Obama e la maestà della legge


        


BARBARA SPINELLI


 


Sin dal primo giorno del proprio mandato, Barack Obama ha fatto capire qual è la sua idea di emergenza, e cosa significa nella storia delle democrazie liberali. I dizionari spiegano che l’emergenza è una situazione di pericolo o crisi inaspettata, nella quale le pubbliche autorità si mettono in allarme e assumono poteri speciali. Per Carl Schmitt, che negli Anni 20 e 30 teorizzò la superiorità del potere assoluto sullo stato di diritto, l’eccezione è «più interessante» del «caso normale»: quest’ultimo è fatto di procedure ripetitive, che intralciano la capacità decisionale del vero sovrano. La vera autorità «non ha bisogno della legge per creare legge». Essa crea proprie leggi, piegando procedure e costituzioni al proprio buon volere e al mondo nuovo che promette: le sue leggi, di volta in volta ad personam o ad hoc, instaurano lo stato di pericolo e sospendono routine normative ritenute inani. Al posto della fiducia si inocula nel popolo la paura. Nel continente della libertà si dilata lo spazio della necessità. Riprendendo Hobbes, Schmitt conclude che non la verità «fa la legge» ma l’autorità, rivelata e temprata dalla situazione limite (Grenzfall).


Precisamente questo è accaduto nei due mandati dell’amministrazione Bush, dopo gli attentati dell’11 settembre 2001: la Costituzione è stata sottomessa alle esigenze del principe e all’accentramento del potere presidenziale. A dominare non era più l’imperio della legge (la rule of law) ma il sovrano e la contingente ideologia da esso incarnata. La prigione extraterritoriale di Guantanamo, dove non valgono le leggi costituzionali americane; le commissioni militari che senza garanzie giuridiche esaminano i detenuti; l’uso della tortura; l’abolizione dell’habeas corpus, ovvero del diritto (risalente al 1679) che ciascuno ha di conoscere i motivi della propria detenzione: queste le misure che hanno trasformato centinaia di prigionieri in animali cui è stato sequestrato il corpo, come direbbe Foucault.

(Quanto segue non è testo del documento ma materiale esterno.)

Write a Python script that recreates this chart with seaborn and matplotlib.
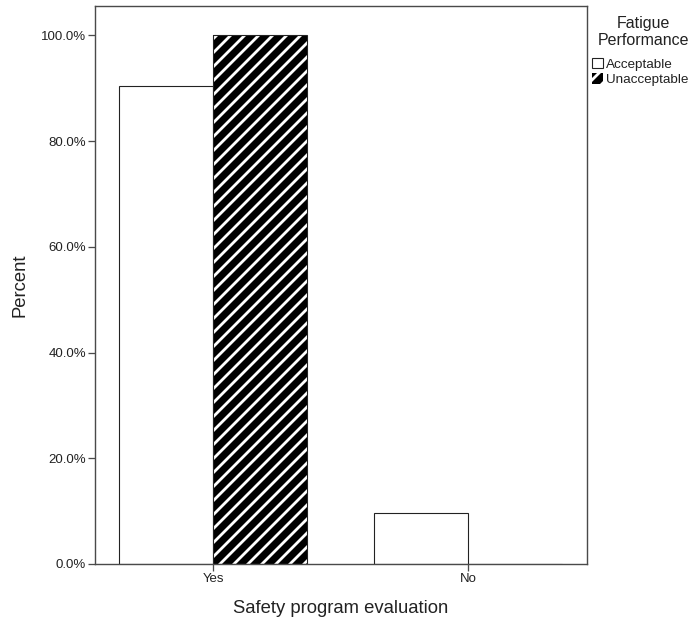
import matplotlib
matplotlib.use("Agg")
import matplotlib.pyplot as plt
import seaborn as sns
import pandas as pd
from matplotlib.patches import Patch, Rectangle
from matplotlib.ticker import FuncFormatter

categories = ["Yes", "No"]
groups = ["Acceptable", "Unacceptable"]
acceptable_pct = [90.4, 9.6]
unacceptable_pct = [100.0, 0.0]
yticks = [0, 20, 40, 60, 80, 100]

df = pd.DataFrame({
    "evaluation": categories * 2,
    "group": [groups[0]] * 2 + [groups[1]] * 2,
    "pct": acceptable_pct + unacceptable_pct,
})

DPI = 84


def pt(px):
    return px * 72.0 / DPI


sns.set_style("white")
plt.rcParams["font.family"] = ["Liberation Sans", "DejaVu Sans"]
plt.rcParams["hatch.linewidth"] = pt(2.8)

fig = plt.figure(figsize=(694 / DPI, 625 / DPI), dpi=DPI)
ax = fig.add_axes([0.137, 0.0976, 0.709, 0.8924])

edge = "#222222"
axis_col = "#4a4a4a"
text_col = "#222222"

sns.barplot(data=df, x="evaluation", y="pct", hue="group", order=categories,
            hue_order=groups, palette=["white", "white"], width=0.737,
            edgecolor=edge, linewidth=pt(1.1), ax=ax, legend=False, errorbar=None)

bars = [p for p in ax.patches if isinstance(p, Rectangle)]
# seaborn adds patches by hue level: first Acceptable (Yes, No), then Unacceptable
for i, p in enumerate(bars):
    p.set_edgecolor(edge)
    p.set_linewidth(pt(1.1))
    if i >= 2:
        p.set_facecolor("black")
        p.set_edgecolor("white")
        p.set_hatch("//")
        p.set_linewidth(0)
        outline = Rectangle((p.get_x(), p.get_y()), p.get_width(), p.get_height(),
                            fill=False, edgecolor=edge, linewidth=pt(1.1),
                            zorder=p.get_zorder() + 0.1)
        ax.add_patch(outline)

ax.set_xlim(-0.463, 1.467)
ax.set_ylim(0, 105.5)
ax.set_yticks(yticks)
ax.yaxis.set_major_formatter(FuncFormatter(lambda v, _: f"{v:.1f}%"))
ax.tick_params(axis="both", direction="out", length=pt(7), width=pt(1.3), color=axis_col,
               labelsize=pt(13.2), labelcolor=text_col, left=True, bottom=True, pad=pt(2))
for s in ax.spines.values():
    s.set_color(axis_col)
    s.set_linewidth(pt(1.4))
ax.set_xlabel("Safety program evaluation", fontsize=pt(18.5), color=text_col, labelpad=pt(15))
ax.set_ylabel("Percent", fontsize=pt(18.5), color=text_col, labelpad=pt(12))

fig.text(643 / 694, 1 - 16 / 625, "Fatigue\nPerformance", ha="center", va="top",
         multialignment="center", fontsize=pt(16), color=text_col)

handles = [
    Patch(facecolor="white", edgecolor=edge, linewidth=pt(1.1), label="Acceptable"),
    Patch(facecolor="black", edgecolor="white", hatch="//", linewidth=0, label="Unacceptable"),
]
leg = fig.legend(handles=handles, loc="upper left",
                 bbox_to_anchor=(592 / 694, 1 - 58 / 625), frameon=False,
                 fontsize=pt(13.5),
                 handlelength=0.8, handleheight=0.8,
                 handletextpad=0.25, labelspacing=0.18, borderpad=0.0,
                 borderaxespad=0.0)
for t in leg.get_texts():
    t.set_color(text_col)

fig.savefig("out.png", dpi=DPI)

Obama ha messo fine a tali arbitrii, che aboliscono l’equilibrio tra i poteri voluto dal pensiero liberale. Ed è importante che sia il suo primo gesto, perché qui è la vera urgenza dei giorni nostri, non solo negli Stati Uniti. La vera emergenza è l’idea stessa di un’emergenza continua, abbinata alla promessa di rottura col passato e al proliferare di leggi ad hoc: l’esempio statunitense ha rafforzato in molte democrazie questa mistificazione emergenziale-rivoluzionaria. È stata una loro regressione infantile, fondata sulla convinzione che la democrazia non avesse una storia lunga, fatta di norme e routine, ma fosse una pagina tutta bianca da colorare a piacimento. Il principe-bambino fa quel che crede, immaginandosi onnipotente. Ritorna allo stato precedente la separazione dei poteri di Montesquieu, quando il potere che s’espande abusivamente non è ancora fermato da altri poteri. In un passaggio chiave del discorso inaugurale, il 20 gennaio, Obama ha citato la prima lettera di Paolo ai Corinzi (13,11): «Rimaniamo una nazione giovane, ma come nelle parole della Scrittura, è venuto il tempo di metter da parte le cose infantili».


«Divenir uomo» consiste nel ritorno alla norma, nella scoperta del proprio limite, nell’abbandono della speciale arroganza unita a ignoranza che caratterizza l’infanzia. Non sarà facile, perché l’America resta ufficialmente in stato di guerra con il terrorismo, nonostante la volontà presidenziale di «tendere la mano a chi vuol aprire il proprio pugno». Anche se la guerra continua tuttavia, occorre restar fedeli alla Costituzione e alla separazione dei poteri. Occorre far capire al mondo che i prigionieri di Guantanamo saranno correttamente giudicati, che l’America non torturerà né a Guantanamo né in prigioni segrete sparse nel mondo. L’inverno dell’avversità cui ha accennato Obama esige la restaurazione della rule of law: «Noi respingiamo come falsa la scelta fra la nostra sicurezza e i nostri ideali».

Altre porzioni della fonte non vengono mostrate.